For GPU usage the CUDA and cuDNN packages are required and the CUDA runtime needs to be set to 12.0 or a later 12.x version. To set this up, do

pkg> add CUDA cuDNN

julia> import CUDA

julia> CUDA.set_runtime_version!(v"12.0")

Then GPU inference is simply

julia> import CUDA, cuDNN

julia> ORT.load_inference(path, execution_provider=:cuda)

CUDA provider options can be specified

julia> ORT.load_inference(path, execution_provider=:cuda,
                          provider_options=(;cudnn_conv_algo_search=:HEURISTIC))

Memory allocated by a model is eventually automatically released after it goes out of scope, when the model object is deleted by the garbage collector. It can also be immediately released with release(model).

The low level API mirrors the offical C-API. The above example looks like this:

using ONNXRunTime.CAPI
using ONNXRunTime: testdatapath

api = GetApi();
env = CreateEnv(api, name="myenv");
so = CreateSessionOptions(api);
path = testdatapath("increment2x3.onnx");
session = CreateSession(api, env, path, so);
mem = CreateCpuMemoryInfo(api);
input_array = randn(Float32, 2,3)
input_tensor = CreateTensorWithDataAsOrtValue(api, mem, vec(input_array), size(input_array));
run_options = CreateRunOptions(api);
input_names = ["input"];
output_names = ["output"];
inputs = [input_tensor];
outputs = Run(api, session, run_options, input_names, inputs, output_names);
output_tensor = only(outputs);
output_array = GetTensorMutableData(api, output_tensor);

Alternatives

Use the onnxruntime python bindings via PyCall.jl.
ONNX.jl
ONNXNaiveNASflux.jl

Complements

ONNXLowLevel.jl cannot run inference but can be used to investigate, create, or manipulate ONNX files.

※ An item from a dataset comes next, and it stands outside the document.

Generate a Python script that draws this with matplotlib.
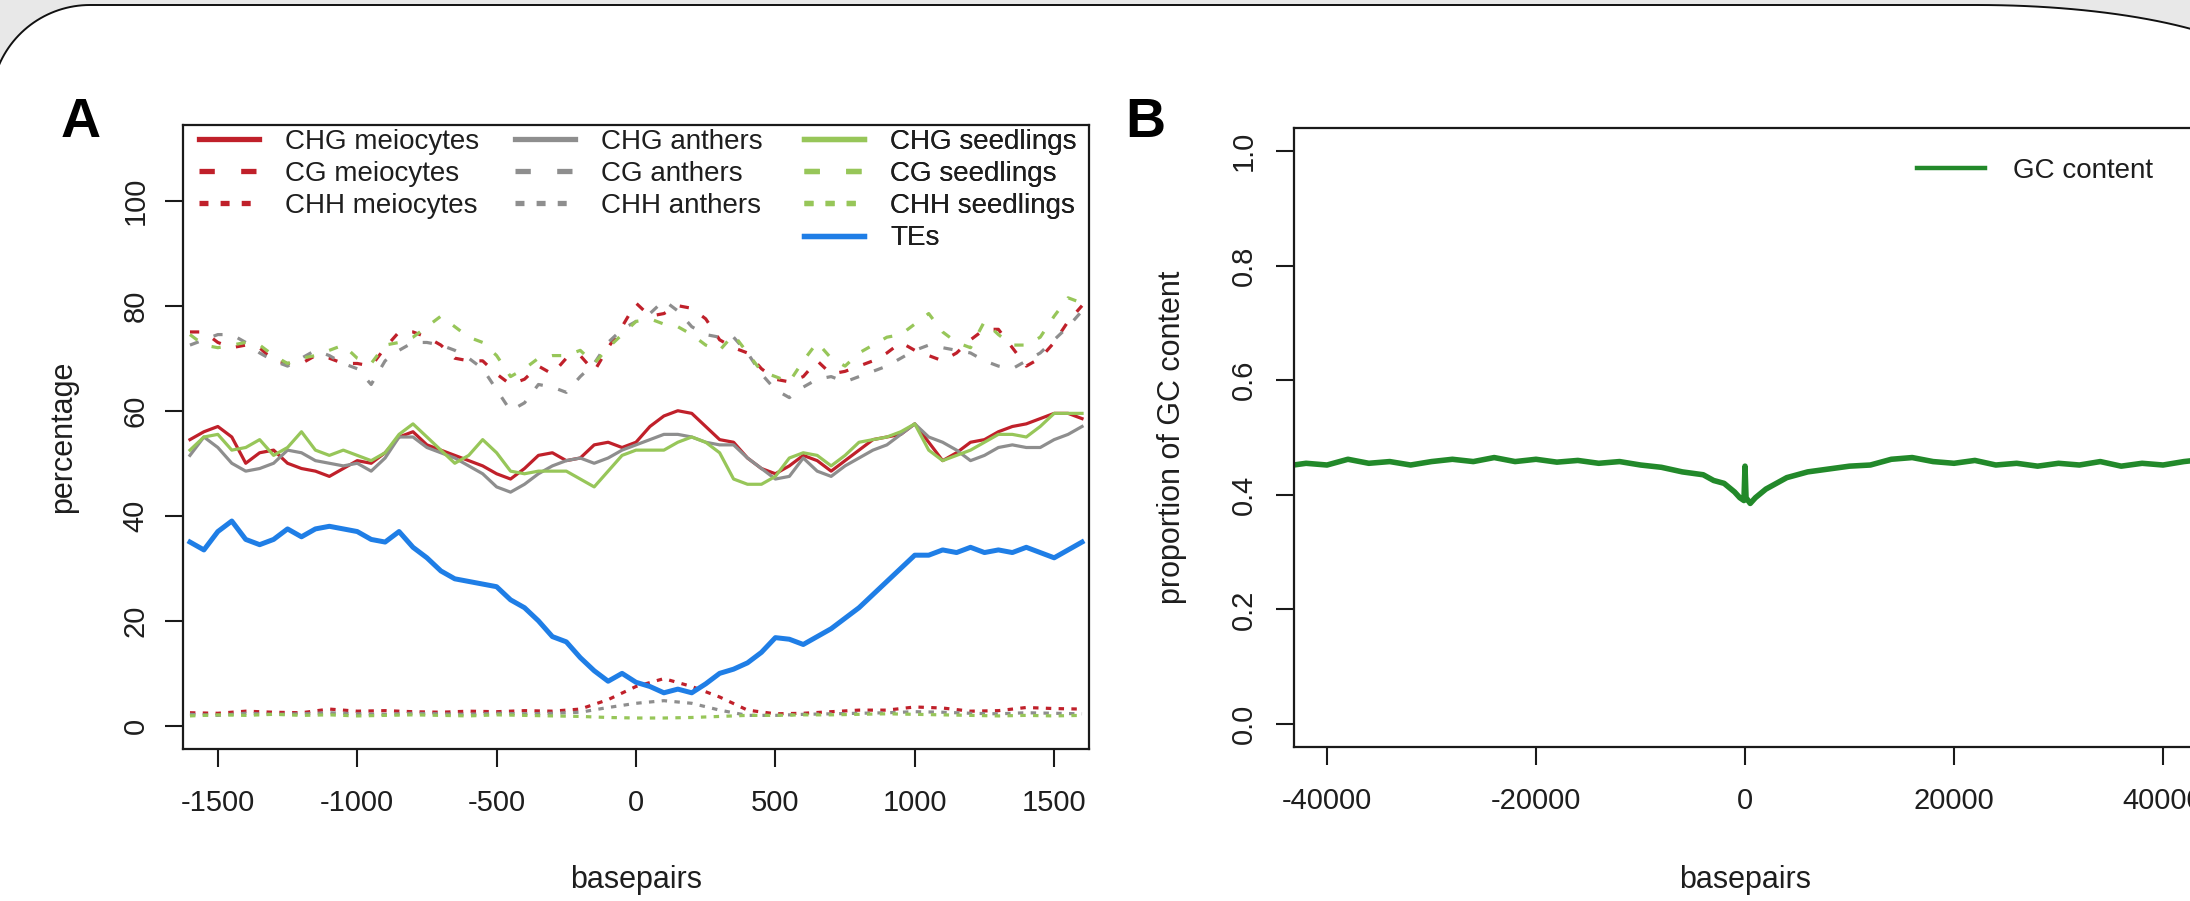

Breaking Changes in version 0.4.

Support for CUDA.jl is changed from version 3 to versions 4 and 5.
Support for Julia versions less than 1.9 is dropped. The reason for this is to switch the conditional support of GPUs from being based on the Requires package to being a package extension. As a consequence the ONNXRunTime GPU support can now be precompiled and the CUDA.jl versions can be properly controlled via Compat.

Setting the CUDA Runtime Version in Tests

For GPU tests using ONNXRunTime, naturally the tests must depend on and import CUDA and cuDNN. Additionally a supported CUDA runtime version needs to be used, which can be somewhat tricky to set up for the tests.

First some background. What CUDA.set_runtime_version!(v"12.0") effectively does is to

Add a LocalPreferences.toml file containing

[CUDA_Runtime_jll]
version = "12.0"

In Project.toml, add

[extras]
CUDA_Runtime_jll = "76a88914-d11a-5bdc-97e0-2f5a05c973a2"

If your test environment is defined by a test target in the top Project.toml you need to

Add a LocalPreferences.toml in your top directory with the same

contents as above.

Add CUDA_Runtime_jll to the extras section of Project.toml.
Add CUDA_Runtime_jll to the test target of Project.toml.

If your test environment is defined by a Project.toml in the test directory, you instead need to

Add a test/LocalPreferences.toml file with the same contents as

above.

Add CUDA_Runtime_jll to the extras section of test/Project.toml.